* BEGIN *

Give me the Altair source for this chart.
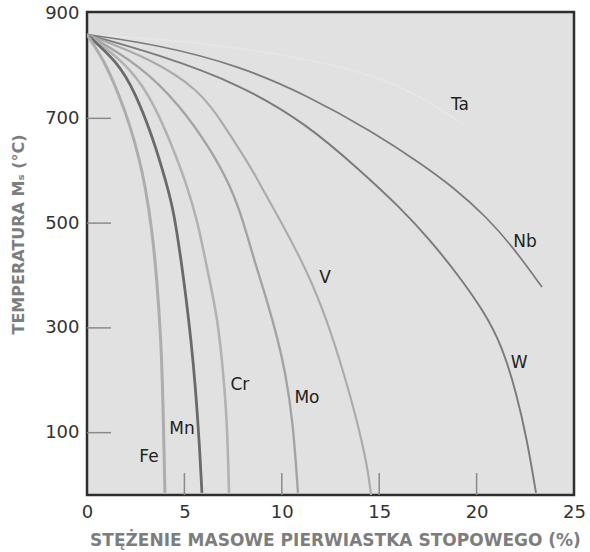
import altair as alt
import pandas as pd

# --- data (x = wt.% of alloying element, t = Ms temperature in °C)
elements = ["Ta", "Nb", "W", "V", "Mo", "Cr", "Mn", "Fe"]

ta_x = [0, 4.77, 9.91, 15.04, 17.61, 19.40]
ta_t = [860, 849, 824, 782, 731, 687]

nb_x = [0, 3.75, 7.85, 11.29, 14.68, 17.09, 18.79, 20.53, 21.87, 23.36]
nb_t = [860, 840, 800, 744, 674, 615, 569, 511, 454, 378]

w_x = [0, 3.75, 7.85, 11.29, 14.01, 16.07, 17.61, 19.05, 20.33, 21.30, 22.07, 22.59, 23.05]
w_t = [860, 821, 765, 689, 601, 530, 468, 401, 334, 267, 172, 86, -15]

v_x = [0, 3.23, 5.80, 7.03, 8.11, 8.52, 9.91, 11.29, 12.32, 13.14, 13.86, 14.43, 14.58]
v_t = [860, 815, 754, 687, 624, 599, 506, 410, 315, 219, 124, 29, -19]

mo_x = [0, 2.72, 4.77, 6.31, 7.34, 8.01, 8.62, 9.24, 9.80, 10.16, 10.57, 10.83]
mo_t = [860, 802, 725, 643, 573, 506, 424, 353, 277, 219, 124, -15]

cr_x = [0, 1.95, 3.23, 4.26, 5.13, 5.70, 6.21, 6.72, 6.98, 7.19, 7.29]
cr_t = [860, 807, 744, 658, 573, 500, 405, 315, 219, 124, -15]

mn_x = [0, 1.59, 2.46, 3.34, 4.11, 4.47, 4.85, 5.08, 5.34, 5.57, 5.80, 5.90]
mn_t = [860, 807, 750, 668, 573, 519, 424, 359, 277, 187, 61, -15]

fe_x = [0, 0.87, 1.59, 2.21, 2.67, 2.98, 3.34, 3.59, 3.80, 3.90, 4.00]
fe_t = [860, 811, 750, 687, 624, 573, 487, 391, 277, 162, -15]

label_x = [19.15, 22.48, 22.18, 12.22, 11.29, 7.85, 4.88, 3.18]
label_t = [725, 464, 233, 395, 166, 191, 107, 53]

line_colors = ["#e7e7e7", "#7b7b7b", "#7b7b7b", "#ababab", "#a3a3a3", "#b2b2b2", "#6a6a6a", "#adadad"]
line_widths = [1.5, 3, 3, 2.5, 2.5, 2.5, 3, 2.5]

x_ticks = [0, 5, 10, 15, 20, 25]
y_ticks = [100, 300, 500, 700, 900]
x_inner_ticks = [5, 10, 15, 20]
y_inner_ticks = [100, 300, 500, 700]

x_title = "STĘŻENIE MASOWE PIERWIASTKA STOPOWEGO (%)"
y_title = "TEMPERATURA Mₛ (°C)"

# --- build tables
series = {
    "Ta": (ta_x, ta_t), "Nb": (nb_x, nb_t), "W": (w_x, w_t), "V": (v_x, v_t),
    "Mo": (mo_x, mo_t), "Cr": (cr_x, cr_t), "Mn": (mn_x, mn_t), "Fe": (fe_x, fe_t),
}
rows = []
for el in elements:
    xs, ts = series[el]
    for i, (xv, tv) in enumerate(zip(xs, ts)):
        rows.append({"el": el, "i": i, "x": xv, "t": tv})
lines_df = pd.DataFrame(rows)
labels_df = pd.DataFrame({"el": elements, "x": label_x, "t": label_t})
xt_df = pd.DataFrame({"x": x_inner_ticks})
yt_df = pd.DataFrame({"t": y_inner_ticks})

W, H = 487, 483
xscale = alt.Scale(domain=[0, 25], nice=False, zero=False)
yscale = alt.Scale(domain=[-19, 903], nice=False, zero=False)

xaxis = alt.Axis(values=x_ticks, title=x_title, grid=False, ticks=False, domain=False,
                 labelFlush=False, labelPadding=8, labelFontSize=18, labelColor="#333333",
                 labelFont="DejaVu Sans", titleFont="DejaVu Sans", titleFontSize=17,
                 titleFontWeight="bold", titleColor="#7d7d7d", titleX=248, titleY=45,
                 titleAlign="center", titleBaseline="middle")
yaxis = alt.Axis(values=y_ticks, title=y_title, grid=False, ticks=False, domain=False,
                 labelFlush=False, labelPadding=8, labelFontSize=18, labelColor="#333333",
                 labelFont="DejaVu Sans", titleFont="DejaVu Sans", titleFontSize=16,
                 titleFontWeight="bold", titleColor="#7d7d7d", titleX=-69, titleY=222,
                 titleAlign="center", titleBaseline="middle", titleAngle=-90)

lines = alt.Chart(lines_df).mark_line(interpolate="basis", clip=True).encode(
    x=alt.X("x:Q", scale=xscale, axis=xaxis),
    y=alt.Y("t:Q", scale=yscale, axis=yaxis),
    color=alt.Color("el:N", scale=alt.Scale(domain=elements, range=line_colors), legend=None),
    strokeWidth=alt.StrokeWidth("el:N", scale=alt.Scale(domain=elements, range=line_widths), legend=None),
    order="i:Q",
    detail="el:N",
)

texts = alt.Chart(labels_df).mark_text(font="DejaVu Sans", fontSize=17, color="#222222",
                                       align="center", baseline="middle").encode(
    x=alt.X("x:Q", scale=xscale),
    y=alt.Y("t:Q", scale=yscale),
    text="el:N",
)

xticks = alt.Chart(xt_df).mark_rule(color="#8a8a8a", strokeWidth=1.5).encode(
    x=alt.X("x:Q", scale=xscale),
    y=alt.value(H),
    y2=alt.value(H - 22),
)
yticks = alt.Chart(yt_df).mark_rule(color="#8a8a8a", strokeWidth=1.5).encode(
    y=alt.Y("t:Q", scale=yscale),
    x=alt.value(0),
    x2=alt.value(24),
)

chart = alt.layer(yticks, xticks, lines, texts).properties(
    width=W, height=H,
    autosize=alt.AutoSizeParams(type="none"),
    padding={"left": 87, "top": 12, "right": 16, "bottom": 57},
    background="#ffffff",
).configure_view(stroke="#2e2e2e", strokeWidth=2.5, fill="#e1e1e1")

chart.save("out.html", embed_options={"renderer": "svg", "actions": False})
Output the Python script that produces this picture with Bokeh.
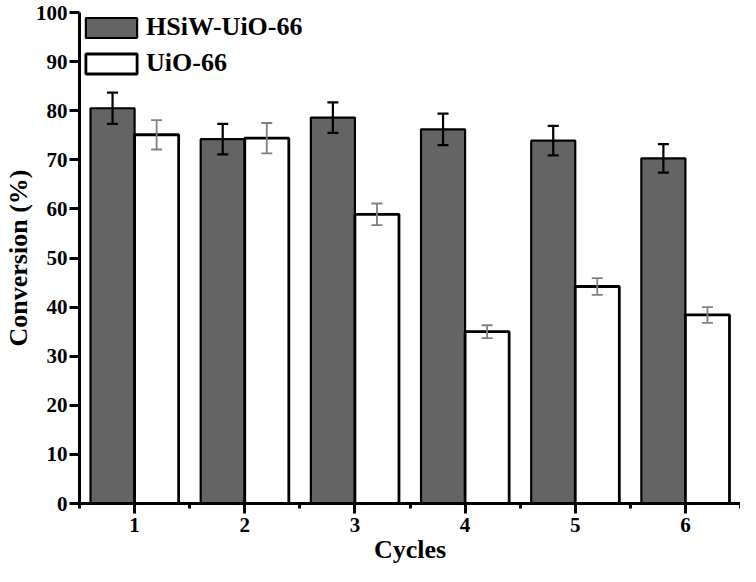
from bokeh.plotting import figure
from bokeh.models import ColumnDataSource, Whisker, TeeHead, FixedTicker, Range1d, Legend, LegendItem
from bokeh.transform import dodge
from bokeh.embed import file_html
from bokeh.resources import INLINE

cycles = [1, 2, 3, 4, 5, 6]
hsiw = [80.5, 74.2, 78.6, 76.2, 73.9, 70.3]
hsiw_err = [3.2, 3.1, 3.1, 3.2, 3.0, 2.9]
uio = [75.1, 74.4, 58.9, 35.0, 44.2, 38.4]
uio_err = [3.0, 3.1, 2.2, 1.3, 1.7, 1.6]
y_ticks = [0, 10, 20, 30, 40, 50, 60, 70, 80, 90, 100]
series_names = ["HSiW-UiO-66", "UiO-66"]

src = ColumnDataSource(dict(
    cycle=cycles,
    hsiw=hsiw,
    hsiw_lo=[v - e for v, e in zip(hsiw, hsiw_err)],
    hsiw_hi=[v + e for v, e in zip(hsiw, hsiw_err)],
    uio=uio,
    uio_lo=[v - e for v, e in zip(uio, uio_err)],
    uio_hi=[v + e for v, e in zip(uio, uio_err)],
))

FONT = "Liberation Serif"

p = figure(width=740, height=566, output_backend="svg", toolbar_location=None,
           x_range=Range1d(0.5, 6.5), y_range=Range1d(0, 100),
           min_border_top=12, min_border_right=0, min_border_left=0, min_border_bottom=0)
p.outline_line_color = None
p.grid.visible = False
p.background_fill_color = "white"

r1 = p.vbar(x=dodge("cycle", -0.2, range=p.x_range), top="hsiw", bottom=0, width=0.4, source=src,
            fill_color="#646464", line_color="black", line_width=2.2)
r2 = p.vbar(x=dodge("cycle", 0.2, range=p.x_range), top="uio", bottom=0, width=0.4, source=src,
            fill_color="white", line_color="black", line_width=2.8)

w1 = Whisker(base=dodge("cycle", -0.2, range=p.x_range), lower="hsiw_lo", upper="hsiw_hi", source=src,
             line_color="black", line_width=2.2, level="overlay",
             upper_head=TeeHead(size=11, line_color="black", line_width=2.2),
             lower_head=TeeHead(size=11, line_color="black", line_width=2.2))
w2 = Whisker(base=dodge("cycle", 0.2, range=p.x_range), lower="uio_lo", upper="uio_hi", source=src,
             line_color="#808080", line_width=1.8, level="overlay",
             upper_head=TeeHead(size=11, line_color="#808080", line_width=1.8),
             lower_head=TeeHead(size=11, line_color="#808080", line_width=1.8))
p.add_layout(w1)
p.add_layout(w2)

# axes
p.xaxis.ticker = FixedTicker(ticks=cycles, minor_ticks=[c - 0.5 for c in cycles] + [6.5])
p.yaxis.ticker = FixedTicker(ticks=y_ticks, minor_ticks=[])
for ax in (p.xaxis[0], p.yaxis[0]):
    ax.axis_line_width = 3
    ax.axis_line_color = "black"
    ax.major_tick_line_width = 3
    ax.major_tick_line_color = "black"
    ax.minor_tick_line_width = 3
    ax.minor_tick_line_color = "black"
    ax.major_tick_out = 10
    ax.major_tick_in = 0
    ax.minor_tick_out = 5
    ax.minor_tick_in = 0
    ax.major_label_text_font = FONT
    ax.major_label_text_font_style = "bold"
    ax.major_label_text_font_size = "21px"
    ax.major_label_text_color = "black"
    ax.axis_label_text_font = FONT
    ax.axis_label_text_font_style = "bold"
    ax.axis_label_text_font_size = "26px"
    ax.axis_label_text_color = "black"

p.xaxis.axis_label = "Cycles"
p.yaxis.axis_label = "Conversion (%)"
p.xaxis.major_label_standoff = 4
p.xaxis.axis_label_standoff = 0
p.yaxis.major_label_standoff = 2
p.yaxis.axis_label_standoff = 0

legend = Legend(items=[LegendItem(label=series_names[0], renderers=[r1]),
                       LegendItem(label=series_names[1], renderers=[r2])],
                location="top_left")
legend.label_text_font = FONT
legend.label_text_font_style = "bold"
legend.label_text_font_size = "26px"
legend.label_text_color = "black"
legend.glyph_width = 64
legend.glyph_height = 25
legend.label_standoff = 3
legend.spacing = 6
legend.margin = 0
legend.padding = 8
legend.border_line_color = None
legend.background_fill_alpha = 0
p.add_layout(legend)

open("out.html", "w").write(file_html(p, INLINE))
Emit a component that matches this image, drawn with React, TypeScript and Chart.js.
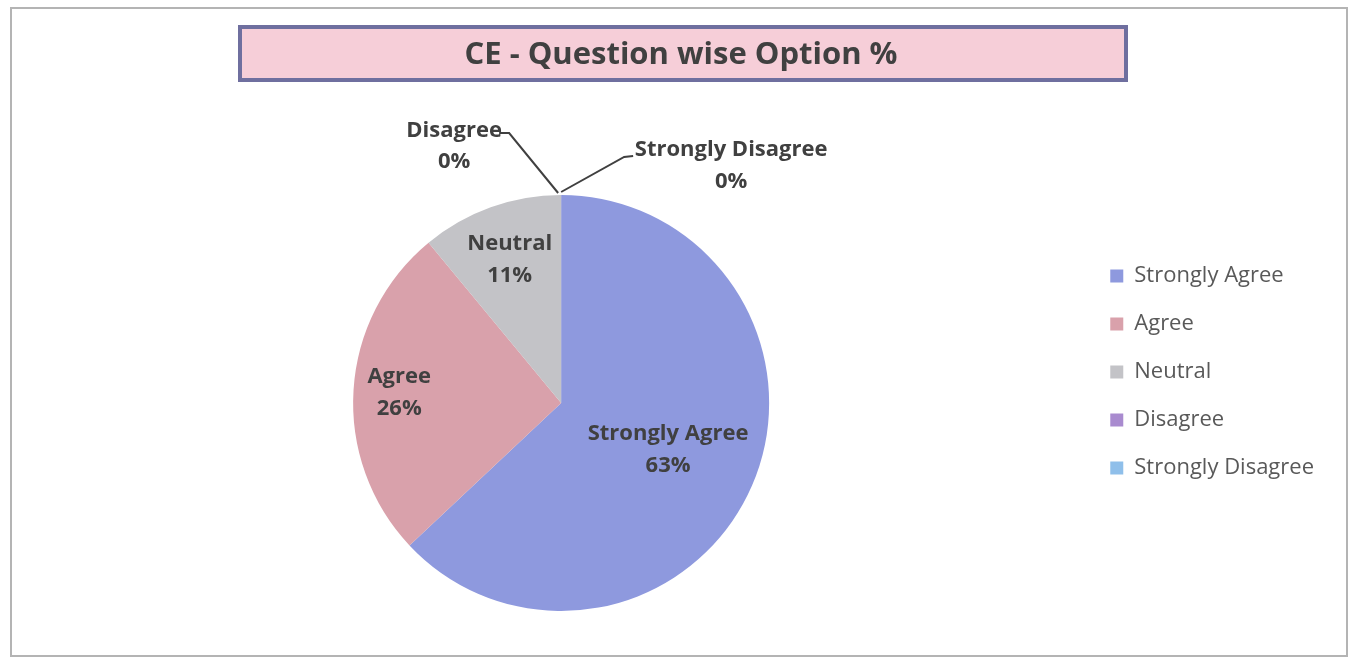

* END *

Description of the task:
Using the records above, find and show each line with the string "this".

Correct response:
Give me the Altair source for this chart.
Output the Python script that produces this picture with Bokeh.
Emit a component that matches this image, drawn with React, TypeScript and Chart.js.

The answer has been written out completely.